There is a unique adjustable mortgage that is not based on
the Canadian Prime Rate (the usual benchmark) – but on what is known
as the Banker’s Acceptance rate: a benchmark that is used for professional
money managers. In effect, the BA rate, as its known, is the rate lenders
charge one another. Not surprisingly, it’s typically much lower than
prime. In fact, the effective rate of this adjustable mortgage has been consistently
lower than competitive variable or adjustable rate products based on Prime.
A capped version is now available.
An adjustable rate mortgage with a cap offers unlimited downside
rate movement, but also provides a guarantee that the rate will never rise
more than a certain percentage higher than the starting base rate –
no matter what happens to the lending rates.
The rate cap takes the guesswork out of the adjustable mortgage
game. If rates continue to drop, your Mortgage rate also drops accordingly.

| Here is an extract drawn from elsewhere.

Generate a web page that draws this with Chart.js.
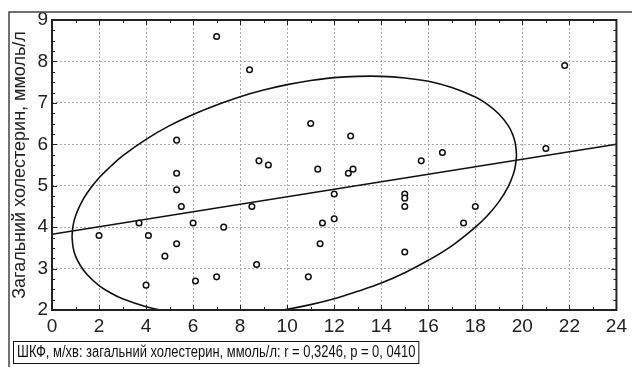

But if rates begin to rise, you know that your own mortgage rate has a fixed
ceiling. Imagine, no more worrying about when to lock in your mortgage, and
no more second-guessing your decisions when rates go back down again. Of course,
this kind of flexibility comes at a small premium over a regular adjustable-rate
mortgage.
In the past several years, more and more Canadians have passed
on the security of traditional fixed-rate mortgages for the savings potential
of an adjustable rate. And in an environment of dropping rates, the adjustable
rate choice has proven its value to homebuyers. With today’s rates among
the lowest in memory, many homeowners continue to worry about whether or not
they should lock in or not. After all, we don’t want to lose the flexibility
of having our rate adjustable downward… but we’d also like to
have it fixed upward.
If we had a crystal ball, we could make perfect decisions
about our mortgage options, and we’d know how to secure the best rate.
But a mortgage that passes on declining rates and has a rate cap on the upside
can be the next best thing to seeing into the future. And the result is an
adjustable mortgage game that the homebuyer is heavily favoured to win.